INFORMATION PROVIDED:
_ _ _ _ _ _ _

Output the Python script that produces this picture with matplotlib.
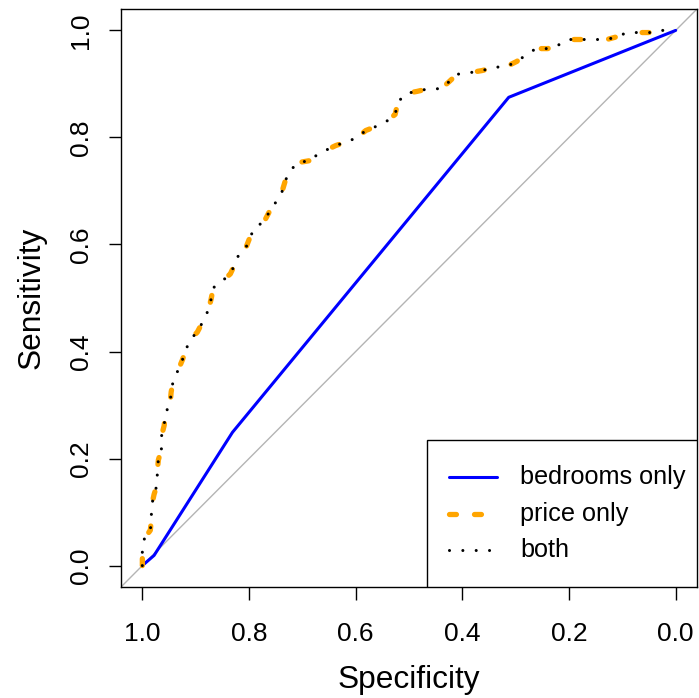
import matplotlib
matplotlib.use("Agg")
import matplotlib.pyplot as plt
from matplotlib.patches import Rectangle

plt.rcParams['font.family'] = ['Liberation Sans', 'DejaVu Sans']
plt.rcParams['lines.scale_dashes'] = False

# ROC curves (specificity, sensitivity)
bed_spec = [1.000, 0.978, 0.831, 0.313, 0.0]
bed_sens = [0.000, 0.019, 0.249, 0.875, 1.0]

price_spec = [1.000, 1.000, 0.996, 0.985, 0.983, 0.983, 0.978, 0.972, 0.972, 0.970,
              0.964, 0.964, 0.959, 0.957, 0.948, 0.946, 0.942, 0.933, 0.925, 0.918,
              0.910, 0.897, 0.886, 0.876, 0.871, 0.867, 0.850, 0.835, 0.828, 0.820,
              0.805, 0.798, 0.788, 0.772, 0.762, 0.749, 0.738, 0.732, 0.723, 0.708,
              0.684, 0.670, 0.654, 0.637, 0.616, 0.597, 0.581, 0.558, 0.541, 0.526,
              0.521, 0.507, 0.485, 0.464, 0.440, 0.425, 0.410, 0.386, 0.363, 0.339,
              0.316, 0.298, 0.279, 0.262, 0.240, 0.221, 0.202, 0.178, 0.154, 0.129,
              0.107, 0.092, 0.067, 0.043, 0.026, 0.0]
price_sens = [0.000, 0.028, 0.051, 0.066, 0.086, 0.110, 0.133, 0.152, 0.176, 0.197,
              0.219, 0.242, 0.262, 0.285, 0.301, 0.324, 0.346, 0.365, 0.384, 0.404,
              0.423, 0.436, 0.457, 0.478, 0.498, 0.519, 0.532, 0.545, 0.560, 0.579,
              0.596, 0.614, 0.633, 0.642, 0.661, 0.680, 0.699, 0.719, 0.738, 0.753,
              0.757, 0.770, 0.777, 0.785, 0.792, 0.800, 0.813, 0.822, 0.831, 0.843,
              0.865, 0.882, 0.886, 0.891, 0.891, 0.904, 0.918, 0.921, 0.925, 0.931,
              0.933, 0.942, 0.955, 0.966, 0.966, 0.972, 0.983, 0.983, 0.983, 0.983,
              0.989, 0.996, 0.996, 0.996, 1.000, 1.0]

both_spec = list(price_spec)
both_sens = list(price_sens)

labels = ["bedrooms only", "price only", "both"]
ticks = [1.0, 0.8, 0.6, 0.4, 0.2, 0.0]

blue_kw = dict(color='#0000ff', lw=2.2, solid_capstyle='round')
orange_kw = dict(color='#ffa500', lw=3.8, dash_capstyle='round')
black_kw = dict(color='black', lw=2.2, dashes=(0.01, 9.6), dash_capstyle='round')

fig = plt.figure(figsize=(6.99, 6.98), dpi=100)
ax = fig.add_axes([121/699, 1 - 587/698, 576/699, 578/698])

ax.axline((1, 0), (0, 1), color='#b4b4b4', lw=1)
ax.plot(bed_spec, bed_sens, **blue_kw)
# the real curve is a fine staircase, so its dashes look sparser than in the key
ax.plot(price_spec, price_sens, dashes=(5, 20), **orange_kw)
ax.plot(both_spec, both_sens, **black_kw)

ax.set_xlim(1.04, -0.04)
ax.set_ylim(-0.04, 1.04)
ax.set_xticks(ticks)
ax.set_yticks(ticks)
ax.set_xticklabels([f"{t:.1f}" for t in ticks])
ax.set_yticklabels([f"{t:.1f}" for t in ticks], rotation=90, va='center')
ax.tick_params(direction='out', length=9, width=1, labelsize=19)
ax.tick_params(axis='x', pad=16)
ax.tick_params(axis='y', pad=11)
ax.set_xlabel("Specificity", fontsize=22.8, labelpad=14)
ax.set_ylabel("Sensitivity", fontsize=22.8, labelpad=16)
for s in ax.spines.values():
    s.set_linewidth(1)

# legend box drawn by hand, R style
ax.add_patch(Rectangle((0.531, 0), 0.469, 0.254, transform=ax.transAxes,
                       facecolor='white', edgecolor='black', lw=1, zorder=5))
rows = [0.190, 0.126, 0.064]
key_styles = [blue_kw, dict(orange_kw, dashes=(5, 13)), black_kw]
for y, lab, kw in zip(rows, labels, key_styles):
    ax.plot([0.569, 0.653], [y, y], transform=ax.transAxes, zorder=6, **kw)
    ax.text(0.693, y, lab, transform=ax.transAxes, fontsize=18.2, va='center', zorder=6)

fig.savefig("out.png", dpi=100)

_ _ _ _ _ _ _

TO BE DONE:
Repeat the listing above from its first line through the line that contains "from matplotlib.patches import Rectangle", both included, and nothing more. Drop the pictures.

TASK OUTPUT:
Output the Python script that produces this picture with matplotlib.
import matplotlib
matplotlib.use("Agg")
import matplotlib.pyplot as plt
from matplotlib.patches import Rectangle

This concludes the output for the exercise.